Russia is still the only foreign country involved in nuclear power generation in India. Much of the cost of the Russian collaboration plants is covered by soft loans. Our hydrocarbons investments have been mutually beneficial.
Intensive exchanges of senior security-related officials on both sides (including two recent visits to Moscow by NSA Ajit Doval) have helped to coordinate our Afghanistan approach. The support expressed in the Joint Declaration for the Moscow dialogue process, involving all stakeholders, reflects India’s satisfaction at Russia’s present course.
President Putin may have parried a question in St Petersburg on Pakistan’s sponsorship of cross border terrorism in J&K, but Russia has been very forthcoming on military supplies to counter cross-border infiltration. The action is more important than the words. The Russians have privately admitted that the joint military exercises soon after Uri were a bad misjudgement. The head of their military-industrial complex said publicly in Goa last year that no further arms exports to Pakistan are in the pipeline. This remains the situation, at least so far.
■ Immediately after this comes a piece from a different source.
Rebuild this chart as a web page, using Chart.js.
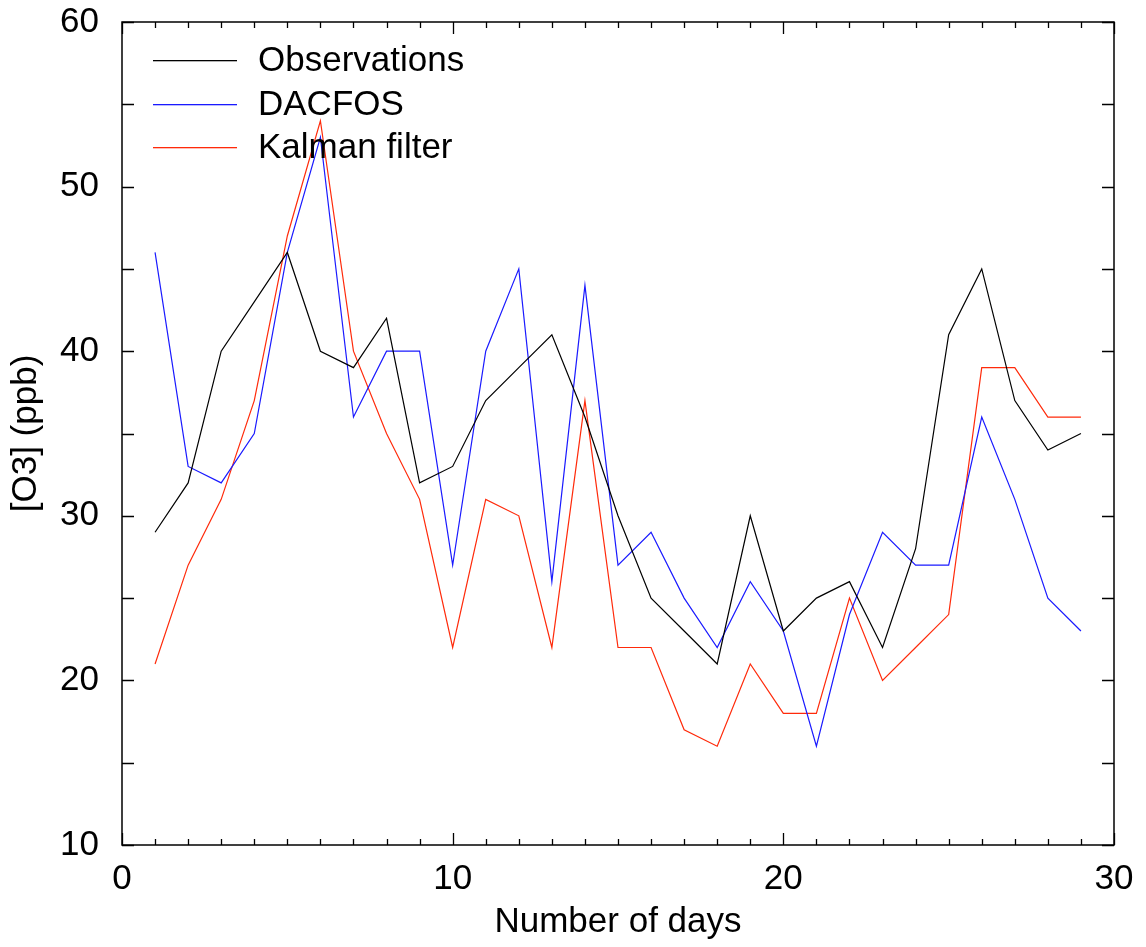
<!DOCTYPE html>
<html>
<head>
<meta charset="utf-8">
<script src="https://cdn.jsdelivr.net/npm/chart.js@4.4.1/dist/chart.umd.min.js"></script>
<style>
  body { margin: 0; background: #fff; }
  #wrap { width: 1146px; height: 947px; }
</style>
</head>
<body>
<div id="wrap"><canvas id="ozoneChart" width="1146" height="947"></canvas></div>
<script>
const days = [1, 2, 3, 4, 5, 6, 7, 8, 9, 10, 11, 12, 13, 14, 15, 16, 17, 18, 19, 20, 21, 22, 23, 24, 25, 26, 27, 28, 29];
const observations = [29, 32, 40, 43, 46, 40, 39, 42, 32, 33, 37, 39, 41, 36, 30, 25, 23, 21, 30, 23, 25, 26, 22, 28, 41, 45, 37, 34, 35];
const dacfos = [46, 33, 32, 35, 46, 53, 36, 40, 40, 27, 40, 45, 26, 44, 27, 29, 25, 22, 26, 23, 16, 24, 29, 27, 27, 36, 31, 25, 23];
const kalman = [21, 27, 31, 37, 47, 54, 40, 35, 31, 22, 31, 30, 22, 37, 22, 22, 17, 16, 21, 18, 18, 25, 20, 22, 24, 39, 39, 36, 36];
const xTickLabels = [0, 10, 20, 30];
const yTickLabels = [10, 20, 30, 40, 50, 60];
const xMinorStep = 1;
const yMinorStep = 5;

const fuente = '"Liberation Sans", Arial, Helvetica, sans-serif';
const tamano = 35;
const colores = ['#000000', '#1a1aff', '#ff2a0a'];
Chart.defaults.font.family = fuente;
Chart.defaults.color = '#000';

function serie(valores) {
    return days.map((d, i) => ({ x: d, y: valores[i] }));
}

// marcas hacia adentro en los cuatro lados, como gnuplot
const marcoPlugin = {
    id: 'marco',
    afterDatasetsDraw(chart) {
        const { ctx, chartArea: a, scales: { x, y } } = chart;
        ctx.save();
        ctx.strokeStyle = '#000';
        ctx.lineWidth = 1.3;
        ctx.beginPath();
        for (let v = x.min; v <= x.max; v += xMinorStep) {
            const px = Math.round(x.getPixelForValue(v)) + 0.5;
            const largo = xTickLabels.includes(v) ? 12 : 6;
            ctx.moveTo(px, a.bottom); ctx.lineTo(px, a.bottom - largo);
            ctx.moveTo(px, a.top); ctx.lineTo(px, a.top + largo);
        }
        for (let v = y.min; v <= y.max; v += yMinorStep) {
            const py = Math.round(y.getPixelForValue(v)) + 0.5;
            ctx.moveTo(a.left, py); ctx.lineTo(a.left + 12, py);
            ctx.moveTo(a.right, py); ctx.lineTo(a.right - 12, py);
        }
        ctx.stroke();
        ctx.lineWidth = 1.5;
        ctx.strokeRect(a.left, a.top, a.right - a.left, a.bottom - a.top);
        ctx.restore();
    }
};

const leyendaPlugin = {
    id: 'leyenda',
    afterDraw(chart) {
        const { ctx, chartArea: a } = chart;
        chart.data.datasets.forEach((ds, i) => {
            const py = Math.round(a.top + 38 + i * 43.5);
            ctx.save();
            ctx.fillStyle = colores[i];
            ctx.fillRect(a.left + 31, py, 84, 1.3);
            ctx.font = tamano + 'px ' + fuente;
            ctx.textBaseline = 'middle';
            ctx.fillStyle = '#000';
            ctx.fillText(ds.label, a.left + 136, py + 1);
            ctx.restore();
        });
    }
};

const ctx = document.getElementById('ozoneChart').getContext('2d');
new Chart(ctx, {
    type: 'line',
    data: {
        datasets: [
            { label: 'Observations', data: serie(observations), borderColor: colores[0] },
            { label: 'DACFOS', data: serie(dacfos), borderColor: colores[1] },
            { label: 'Kalman filter', data: serie(kalman), borderColor: colores[2] }
        ]
    },
    options: {
        responsive: false,
        animation: false,
        devicePixelRatio: 1,
        layout: { padding: { left: 0, right: 32, top: 22, bottom: 0 } },
        elements: {
            line: { borderWidth: 1.2, tension: 0, fill: false },
            point: { radius: 0 }
        },
        plugins: {
            legend: { display: false },
            tooltip: { enabled: false }
        },
        scales: {
            x: {
                type: 'linear',
                min: 0,
                max: 30,
                grid: { display: false, drawTicks: false },
                border: { display: false },
                afterBuildTicks: s => { s.ticks = xTickLabels.map(v => ({ value: v })); },
                afterFit: s => { s.height = 102; s.paddingLeft = 0; s.paddingRight = 0; },
                ticks: { font: { size: tamano }, padding: 13, maxRotation: 0 },
                title: { display: true, text: 'Number of days', font: { size: tamano }, padding: { top: 0, bottom: 4 } }
            },
            y: {
                type: 'linear',
                min: 10,
                max: 60,
                grid: { display: false, drawTicks: false },
                border: { display: false },
                afterBuildTicks: s => { s.ticks = yTickLabels.map(v => ({ value: v })); },
                afterFit: s => { s.width = 122; s.paddingTop = 0; s.paddingBottom = 0; },
                ticks: { font: { size: tamano }, padding: 23 },
                title: { display: true, text: '[O3] (ppb)', font: { size: tamano }, padding: { top: 5, bottom: 0 } }
            }
        }
    },
    plugins: [marcoPlugin, leyendaPlugin]
});
</script>
</body>
</html>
There is much else that is discussed behind closed doors that keeps the trust levels between the two countries high; one can only gauge this by the public statements of the leaders.
There is, however, one area of the India-Russia relationship, which stubbornly shows little progress – economic cooperation. A cursory glance through the joint declarations of recent years would show the repetitions of items. The determination to diversify trade and investments, areas of promise identified and joint ventures in prospect are permanent features, with little to show in achievement.
Both sides recognize the International North South Transport Corridor as a strategically important project, but progress remains slow. The Customs Green Corridor, direct diamond trade, banking links and other such trade promotion measures do not require complicated action, but they just do not get done. Since 2014, Mr Modi has repeatedly emphasized that strengthening the economic pillar of the India Russia strategic partnership needs special focus. Government departments functioning in silos or sometimes at cross-purposes have failed to effectively pursue this objective. Broad-basing the cooperation beyond its over-dependence on defence, nuclear energy and hydrocarbons would enhance mutual stakes in the relationship and promote greater sensitivity to each other’s core concerns.